Images are not part of the copy; write out the rest of the data exactly as given.

>> Begin Available data

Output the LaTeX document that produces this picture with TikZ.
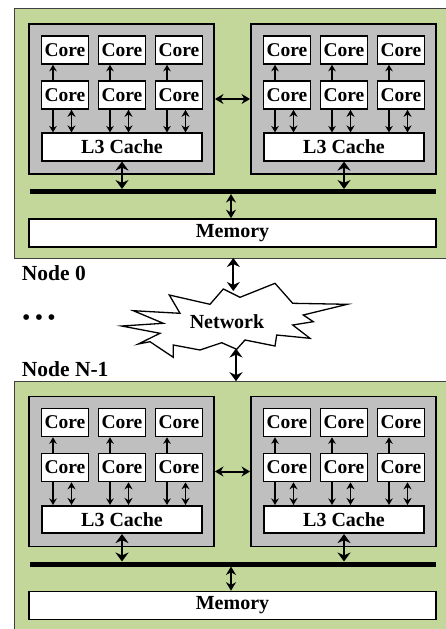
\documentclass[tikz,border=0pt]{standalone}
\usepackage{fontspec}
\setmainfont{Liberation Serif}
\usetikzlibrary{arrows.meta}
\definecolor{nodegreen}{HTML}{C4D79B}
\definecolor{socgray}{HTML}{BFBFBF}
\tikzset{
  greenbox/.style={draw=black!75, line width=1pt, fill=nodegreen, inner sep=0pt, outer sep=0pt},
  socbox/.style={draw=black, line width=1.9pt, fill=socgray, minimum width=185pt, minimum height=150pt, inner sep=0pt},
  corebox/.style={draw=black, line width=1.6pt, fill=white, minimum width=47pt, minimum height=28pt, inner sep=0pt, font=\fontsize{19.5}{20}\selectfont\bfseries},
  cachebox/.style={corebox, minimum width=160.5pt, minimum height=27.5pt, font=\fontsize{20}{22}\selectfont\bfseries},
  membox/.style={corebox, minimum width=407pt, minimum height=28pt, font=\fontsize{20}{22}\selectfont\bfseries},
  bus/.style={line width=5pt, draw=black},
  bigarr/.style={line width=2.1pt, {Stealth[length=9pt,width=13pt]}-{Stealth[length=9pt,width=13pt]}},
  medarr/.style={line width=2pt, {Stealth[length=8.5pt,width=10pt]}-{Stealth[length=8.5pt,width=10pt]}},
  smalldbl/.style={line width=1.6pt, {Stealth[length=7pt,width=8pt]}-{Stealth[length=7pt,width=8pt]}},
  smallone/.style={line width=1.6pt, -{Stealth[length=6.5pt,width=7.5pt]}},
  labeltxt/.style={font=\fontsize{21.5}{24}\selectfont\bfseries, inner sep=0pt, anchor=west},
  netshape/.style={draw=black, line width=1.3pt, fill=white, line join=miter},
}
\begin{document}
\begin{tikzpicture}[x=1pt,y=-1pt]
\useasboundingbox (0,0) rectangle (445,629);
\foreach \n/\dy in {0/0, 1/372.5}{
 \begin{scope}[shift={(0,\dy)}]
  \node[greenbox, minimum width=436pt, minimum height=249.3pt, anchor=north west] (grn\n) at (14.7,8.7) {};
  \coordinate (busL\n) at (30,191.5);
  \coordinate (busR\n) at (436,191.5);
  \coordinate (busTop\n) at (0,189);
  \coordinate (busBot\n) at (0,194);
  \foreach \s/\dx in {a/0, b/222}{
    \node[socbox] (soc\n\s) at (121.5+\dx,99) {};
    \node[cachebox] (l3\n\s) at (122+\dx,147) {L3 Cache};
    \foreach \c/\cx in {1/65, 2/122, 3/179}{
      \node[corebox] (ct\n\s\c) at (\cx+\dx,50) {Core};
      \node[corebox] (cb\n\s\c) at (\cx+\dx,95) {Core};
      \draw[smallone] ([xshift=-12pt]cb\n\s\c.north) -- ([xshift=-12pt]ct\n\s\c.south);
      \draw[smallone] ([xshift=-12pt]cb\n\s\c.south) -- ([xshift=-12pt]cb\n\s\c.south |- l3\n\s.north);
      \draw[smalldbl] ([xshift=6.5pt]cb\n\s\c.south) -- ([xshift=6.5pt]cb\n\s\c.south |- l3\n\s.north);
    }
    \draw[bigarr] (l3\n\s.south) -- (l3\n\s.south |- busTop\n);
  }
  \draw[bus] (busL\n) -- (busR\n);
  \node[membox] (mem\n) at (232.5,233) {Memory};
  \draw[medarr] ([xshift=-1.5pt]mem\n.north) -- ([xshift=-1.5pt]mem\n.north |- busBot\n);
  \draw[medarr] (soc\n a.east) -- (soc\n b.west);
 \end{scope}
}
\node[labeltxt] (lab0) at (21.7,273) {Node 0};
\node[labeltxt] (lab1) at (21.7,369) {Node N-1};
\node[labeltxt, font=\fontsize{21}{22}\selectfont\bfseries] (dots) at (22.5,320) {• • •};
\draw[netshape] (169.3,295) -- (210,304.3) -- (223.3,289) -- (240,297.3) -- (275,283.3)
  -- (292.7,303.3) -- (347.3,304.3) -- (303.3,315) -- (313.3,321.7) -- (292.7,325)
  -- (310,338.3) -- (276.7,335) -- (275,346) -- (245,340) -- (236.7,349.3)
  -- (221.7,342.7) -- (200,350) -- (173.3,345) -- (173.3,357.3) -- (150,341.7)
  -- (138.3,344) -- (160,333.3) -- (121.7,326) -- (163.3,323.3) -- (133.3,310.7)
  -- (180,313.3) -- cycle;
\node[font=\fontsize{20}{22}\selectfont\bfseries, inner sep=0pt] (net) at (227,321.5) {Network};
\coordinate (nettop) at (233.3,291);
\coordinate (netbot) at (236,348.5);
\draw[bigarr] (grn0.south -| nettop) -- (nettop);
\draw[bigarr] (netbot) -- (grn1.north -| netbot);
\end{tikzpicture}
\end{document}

>> End Available data

Expected answer:
Output the LaTeX document that produces this picture with TikZ.
\documentclass[tikz,border=0pt]{standalone}
\usepackage{fontspec}
\setmainfont{Liberation Serif}
\usetikzlibrary{arrows.meta}
\definecolor{nodegreen}{HTML}{C4D79B}
\definecolor{socgray}{HTML}{BFBFBF}
\tikzset{
  greenbox/.style={draw=black!75, line width=1pt, fill=nodegreen, inner sep=0pt, outer sep=0pt},
  socbox/.style={draw=black, line width=1.9pt, fill=socgray, minimum width=185pt, minimum height=150pt, inner sep=0pt},
  corebox/.style={draw=black, line width=1.6pt, fill=white, minimum width=47pt, minimum height=28pt, inner sep=0pt, font=\fontsize{19.5}{20}\selectfont\bfseries},
  cachebox/.style={corebox, minimum width=160.5pt, minimum height=27.5pt, font=\fontsize{20}{22}\selectfont\bfseries},
  membox/.style={corebox, minimum width=407pt, minimum height=28pt, font=\fontsize{20}{22}\selectfont\bfseries},
  bus/.style={line width=5pt, draw=black},
  bigarr/.style={line width=2.1pt, {Stealth[length=9pt,width=13pt]}-{Stealth[length=9pt,width=13pt]}},
  medarr/.style={line width=2pt, {Stealth[length=8.5pt,width=10pt]}-{Stealth[length=8.5pt,width=10pt]}},
  smalldbl/.style={line width=1.6pt, {Stealth[length=7pt,width=8pt]}-{Stealth[length=7pt,width=8pt]}},
  smallone/.style={line width=1.6pt, -{Stealth[length=6.5pt,width=7.5pt]}},
  labeltxt/.style={font=\fontsize{21.5}{24}\selectfont\bfseries, inner sep=0pt, anchor=west},
  netshape/.style={draw=black, line width=1.3pt, fill=white, line join=miter},
}
\begin{document}
\begin{tikzpicture}[x=1pt,y=-1pt]
\useasboundingbox (0,0) rectangle (445,629);
\foreach \n/\dy in {0/0, 1/372.5}{
 \begin{scope}[shift={(0,\dy)}]
  \node[greenbox, minimum width=436pt, minimum height=249.3pt, anchor=north west] (grn\n) at (14.7,8.7) {};
  \coordinate (busL\n) at (30,191.5);
  \coordinate (busR\n) at (436,191.5);
  \coordinate (busTop\n) at (0,189);
  \coordinate (busBot\n) at (0,194);
  \foreach \s/\dx in {a/0, b/222}{
    \node[socbox] (soc\n\s) at (121.5+\dx,99) {};
    \node[cachebox] (l3\n\s) at (122+\dx,147) {L3 Cache};
    \foreach \c/\cx in {1/65, 2/122, 3/179}{
      \node[corebox] (ct\n\s\c) at (\cx+\dx,50) {Core};
      \node[corebox] (cb\n\s\c) at (\cx+\dx,95) {Core};
      \draw[smallone] ([xshift=-12pt]cb\n\s\c.north) -- ([xshift=-12pt]ct\n\s\c.south);
      \draw[smallone] ([xshift=-12pt]cb\n\s\c.south) -- ([xshift=-12pt]cb\n\s\c.south |- l3\n\s.north);
      \draw[smalldbl] ([xshift=6.5pt]cb\n\s\c.south) -- ([xshift=6.5pt]cb\n\s\c.south |- l3\n\s.north);
    }
    \draw[bigarr] (l3\n\s.south) -- (l3\n\s.south |- busTop\n);
  }
  \draw[bus] (busL\n) -- (busR\n);
  \node[membox] (mem\n) at (232.5,233) {Memory};
  \draw[medarr] ([xshift=-1.5pt]mem\n.north) -- ([xshift=-1.5pt]mem\n.north |- busBot\n);
  \draw[medarr] (soc\n a.east) -- (soc\n b.west);
 \end{scope}
}
\node[labeltxt] (lab0) at (21.7,273) {Node 0};
\node[labeltxt] (lab1) at (21.7,369) {Node N-1};
\node[labeltxt, font=\fontsize{21}{22}\selectfont\bfseries] (dots) at (22.5,320) {• • •};
\draw[netshape] (169.3,295) -- (210,304.3) -- (223.3,289) -- (240,297.3) -- (275,283.3)
  -- (292.7,303.3) -- (347.3,304.3) -- (303.3,315) -- (313.3,321.7) -- (292.7,325)
  -- (310,338.3) -- (276.7,335) -- (275,346) -- (245,340) -- (236.7,349.3)
  -- (221.7,342.7) -- (200,350) -- (173.3,345) -- (173.3,357.3) -- (150,341.7)
  -- (138.3,344) -- (160,333.3) -- (121.7,326) -- (163.3,323.3) -- (133.3,310.7)
  -- (180,313.3) -- cycle;
\node[font=\fontsize{20}{22}\selectfont\bfseries, inner sep=0pt] (net) at (227,321.5) {Network};
\coordinate (nettop) at (233.3,291);
\coordinate (netbot) at (236,348.5);
\draw[bigarr] (grn0.south -| nettop) -- (nettop);
\draw[bigarr] (netbot) -- (grn1.north -| netbot);
\end{tikzpicture}
\end{document}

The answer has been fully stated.